Aim of the exercise:
Leave out every picture. Copy exactly the lines from the one holding "Clone this diagram in TikZ." through the one holding "line width=1.5pt, minimum".

Input records:
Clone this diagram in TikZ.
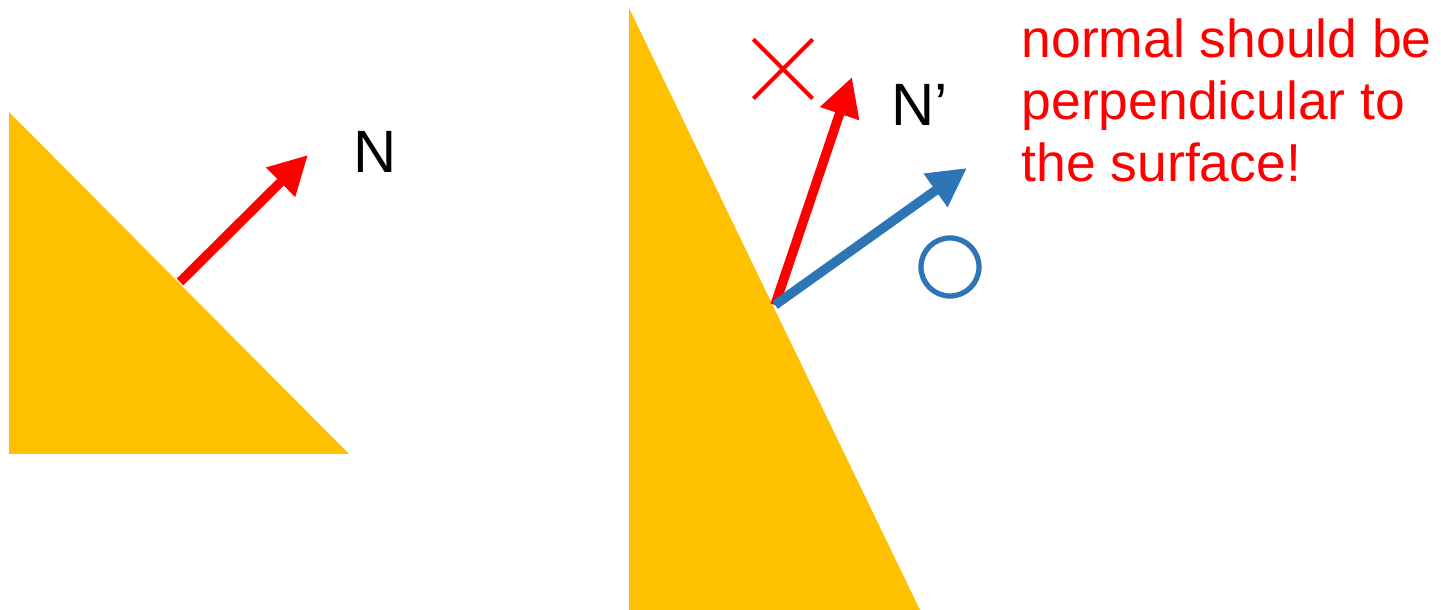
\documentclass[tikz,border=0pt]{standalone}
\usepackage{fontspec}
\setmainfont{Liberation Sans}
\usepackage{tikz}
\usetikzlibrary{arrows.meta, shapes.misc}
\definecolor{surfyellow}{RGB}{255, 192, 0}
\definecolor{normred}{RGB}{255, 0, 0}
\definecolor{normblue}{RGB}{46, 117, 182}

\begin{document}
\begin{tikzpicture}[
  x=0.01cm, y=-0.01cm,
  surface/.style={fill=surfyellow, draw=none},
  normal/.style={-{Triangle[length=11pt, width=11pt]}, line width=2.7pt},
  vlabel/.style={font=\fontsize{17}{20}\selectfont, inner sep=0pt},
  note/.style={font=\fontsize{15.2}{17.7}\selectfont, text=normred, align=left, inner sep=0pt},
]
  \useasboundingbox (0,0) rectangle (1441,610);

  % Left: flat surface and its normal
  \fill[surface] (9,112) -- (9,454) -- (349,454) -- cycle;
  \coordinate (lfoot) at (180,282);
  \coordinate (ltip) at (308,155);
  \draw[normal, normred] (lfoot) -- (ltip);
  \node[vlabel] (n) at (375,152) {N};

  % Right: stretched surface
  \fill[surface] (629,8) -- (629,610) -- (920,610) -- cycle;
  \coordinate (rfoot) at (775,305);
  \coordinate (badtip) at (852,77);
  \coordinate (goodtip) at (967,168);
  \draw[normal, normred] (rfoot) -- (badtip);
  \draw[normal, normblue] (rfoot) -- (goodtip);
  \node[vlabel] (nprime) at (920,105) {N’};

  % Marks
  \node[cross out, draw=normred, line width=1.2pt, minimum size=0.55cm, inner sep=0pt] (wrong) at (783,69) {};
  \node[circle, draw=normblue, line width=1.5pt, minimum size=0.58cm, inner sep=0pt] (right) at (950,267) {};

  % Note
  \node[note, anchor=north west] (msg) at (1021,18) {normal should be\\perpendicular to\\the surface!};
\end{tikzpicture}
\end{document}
==
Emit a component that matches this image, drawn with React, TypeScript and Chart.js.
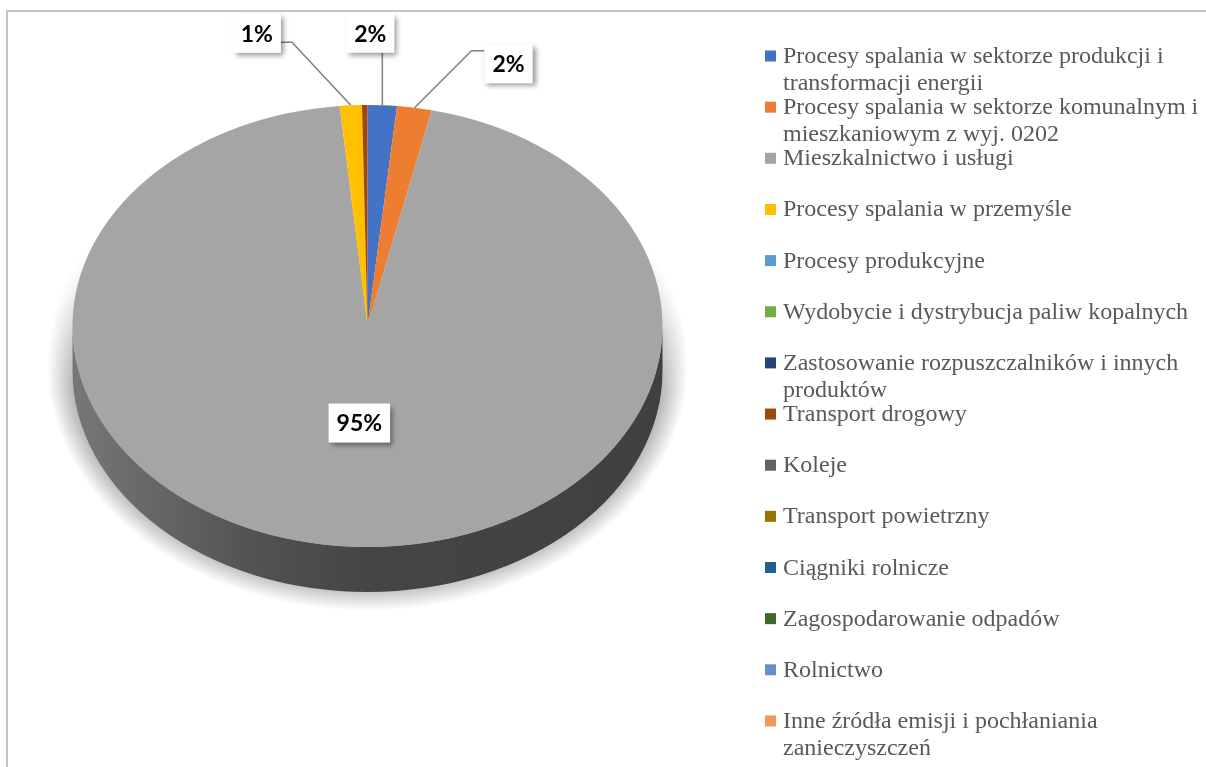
==
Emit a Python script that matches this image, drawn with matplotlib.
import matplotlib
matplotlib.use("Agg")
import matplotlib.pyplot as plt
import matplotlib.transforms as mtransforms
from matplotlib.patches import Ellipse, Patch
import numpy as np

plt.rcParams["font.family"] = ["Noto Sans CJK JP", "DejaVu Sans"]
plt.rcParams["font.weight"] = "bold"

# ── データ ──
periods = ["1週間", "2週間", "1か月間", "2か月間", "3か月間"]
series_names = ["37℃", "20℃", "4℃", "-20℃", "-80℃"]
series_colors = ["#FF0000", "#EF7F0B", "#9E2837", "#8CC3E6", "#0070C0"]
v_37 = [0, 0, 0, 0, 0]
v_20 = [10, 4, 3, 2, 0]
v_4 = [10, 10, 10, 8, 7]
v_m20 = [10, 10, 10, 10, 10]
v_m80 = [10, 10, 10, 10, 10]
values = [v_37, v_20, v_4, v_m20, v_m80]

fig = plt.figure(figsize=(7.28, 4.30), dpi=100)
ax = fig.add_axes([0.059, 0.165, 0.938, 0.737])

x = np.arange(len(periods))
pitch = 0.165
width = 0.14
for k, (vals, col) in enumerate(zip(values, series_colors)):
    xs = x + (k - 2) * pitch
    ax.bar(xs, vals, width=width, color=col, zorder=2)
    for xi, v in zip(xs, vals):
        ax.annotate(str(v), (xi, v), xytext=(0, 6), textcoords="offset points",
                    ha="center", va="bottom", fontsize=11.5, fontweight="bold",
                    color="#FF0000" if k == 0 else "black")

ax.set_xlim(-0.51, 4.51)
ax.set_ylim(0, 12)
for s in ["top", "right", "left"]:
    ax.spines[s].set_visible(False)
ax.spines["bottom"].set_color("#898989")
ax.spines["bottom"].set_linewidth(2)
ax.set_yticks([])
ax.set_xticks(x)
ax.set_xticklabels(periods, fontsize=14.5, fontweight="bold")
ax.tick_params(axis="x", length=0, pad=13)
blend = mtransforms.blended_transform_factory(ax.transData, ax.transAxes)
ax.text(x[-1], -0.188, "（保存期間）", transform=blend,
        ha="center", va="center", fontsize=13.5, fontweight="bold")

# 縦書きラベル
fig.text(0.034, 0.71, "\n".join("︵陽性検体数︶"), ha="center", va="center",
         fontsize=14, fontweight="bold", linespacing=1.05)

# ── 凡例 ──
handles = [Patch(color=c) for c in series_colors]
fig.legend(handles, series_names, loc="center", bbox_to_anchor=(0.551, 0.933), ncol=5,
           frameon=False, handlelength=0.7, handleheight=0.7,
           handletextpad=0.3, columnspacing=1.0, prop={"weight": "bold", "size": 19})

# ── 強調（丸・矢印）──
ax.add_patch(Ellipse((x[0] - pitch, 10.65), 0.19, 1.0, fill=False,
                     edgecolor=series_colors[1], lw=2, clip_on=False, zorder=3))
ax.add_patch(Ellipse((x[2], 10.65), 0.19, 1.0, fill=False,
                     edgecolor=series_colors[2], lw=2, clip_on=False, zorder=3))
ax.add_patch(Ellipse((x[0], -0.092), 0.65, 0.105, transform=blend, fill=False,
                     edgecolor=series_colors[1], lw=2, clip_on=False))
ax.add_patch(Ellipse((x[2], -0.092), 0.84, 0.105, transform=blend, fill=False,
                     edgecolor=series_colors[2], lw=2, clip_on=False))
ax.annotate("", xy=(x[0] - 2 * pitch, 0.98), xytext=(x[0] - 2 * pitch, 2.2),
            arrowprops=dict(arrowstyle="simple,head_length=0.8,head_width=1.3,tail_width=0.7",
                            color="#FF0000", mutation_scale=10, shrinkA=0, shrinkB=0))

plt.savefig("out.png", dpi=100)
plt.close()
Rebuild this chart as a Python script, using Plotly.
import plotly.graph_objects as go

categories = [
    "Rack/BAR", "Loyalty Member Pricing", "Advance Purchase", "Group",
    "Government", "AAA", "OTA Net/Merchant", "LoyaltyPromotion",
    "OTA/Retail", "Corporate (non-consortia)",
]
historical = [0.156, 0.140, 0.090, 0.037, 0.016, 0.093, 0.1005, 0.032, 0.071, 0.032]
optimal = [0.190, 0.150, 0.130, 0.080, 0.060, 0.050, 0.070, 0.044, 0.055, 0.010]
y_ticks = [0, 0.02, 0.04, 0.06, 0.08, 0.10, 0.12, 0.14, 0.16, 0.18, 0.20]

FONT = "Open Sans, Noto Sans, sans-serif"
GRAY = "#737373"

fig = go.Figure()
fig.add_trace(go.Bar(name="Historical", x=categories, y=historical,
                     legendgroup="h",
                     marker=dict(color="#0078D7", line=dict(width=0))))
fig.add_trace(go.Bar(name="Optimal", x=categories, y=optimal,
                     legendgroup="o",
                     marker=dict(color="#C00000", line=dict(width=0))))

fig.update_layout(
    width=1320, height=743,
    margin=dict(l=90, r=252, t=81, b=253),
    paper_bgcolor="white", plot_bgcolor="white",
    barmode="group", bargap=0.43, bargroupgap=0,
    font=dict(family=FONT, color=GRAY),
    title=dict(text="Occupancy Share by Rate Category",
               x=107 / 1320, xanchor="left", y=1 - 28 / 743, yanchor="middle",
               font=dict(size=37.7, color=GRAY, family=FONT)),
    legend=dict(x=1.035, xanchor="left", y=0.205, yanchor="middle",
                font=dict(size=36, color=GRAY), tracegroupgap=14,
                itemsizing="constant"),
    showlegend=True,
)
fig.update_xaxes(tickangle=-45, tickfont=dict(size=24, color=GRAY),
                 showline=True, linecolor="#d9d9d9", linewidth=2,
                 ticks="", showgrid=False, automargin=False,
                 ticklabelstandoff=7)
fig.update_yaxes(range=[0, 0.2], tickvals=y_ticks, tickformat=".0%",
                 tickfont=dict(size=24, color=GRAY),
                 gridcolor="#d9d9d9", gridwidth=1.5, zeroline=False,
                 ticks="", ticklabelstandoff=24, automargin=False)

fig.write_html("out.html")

Written answer:
Clone this diagram in TikZ.
\documentclass[tikz,border=0pt]{standalone}
\usepackage{fontspec}
\setmainfont{Liberation Sans}
\usepackage{tikz}
\usetikzlibrary{arrows.meta, shapes.misc}
\definecolor{surfyellow}{RGB}{255, 192, 0}
\definecolor{normred}{RGB}{255, 0, 0}
\definecolor{normblue}{RGB}{46, 117, 182}

\begin{document}
\begin{tikzpicture}[
  x=0.01cm, y=-0.01cm,
  surface/.style={fill=surfyellow, draw=none},
  normal/.style={-{Triangle[length=11pt, width=11pt]}, line width=2.7pt},
  vlabel/.style={font=\fontsize{17}{20}\selectfont, inner sep=0pt},
  note/.style={font=\fontsize{15.2}{17.7}\selectfont, text=normred, align=left, inner sep=0pt},
]
  \useasboundingbox (0,0) rectangle (1441,610);

  % Left: flat surface and its normal
  \fill[surface] (9,112) -- (9,454) -- (349,454) -- cycle;
  \coordinate (lfoot) at (180,282);
  \coordinate (ltip) at (308,155);
  \draw[normal, normred] (lfoot) -- (ltip);
  \node[vlabel] (n) at (375,152) {N};

  % Right: stretched surface
  \fill[surface] (629,8) -- (629,610) -- (920,610) -- cycle;
  \coordinate (rfoot) at (775,305);
  \coordinate (badtip) at (852,77);
  \coordinate (goodtip) at (967,168);
  \draw[normal, normred] (rfoot) -- (badtip);
  \draw[normal, normblue] (rfoot) -- (goodtip);
  \node[vlabel] (nprime) at (920,105) {N’};

  % Marks
  \node[cross out, draw=normred, line width=1.2pt, minimum size=0.55cm, inner sep=0pt] (wrong) at (783,69) {};
  \node[circle, draw=normblue, line width=1.5pt, minimum size=0.58cm, inner sep=0pt] (right) at (950,267) {};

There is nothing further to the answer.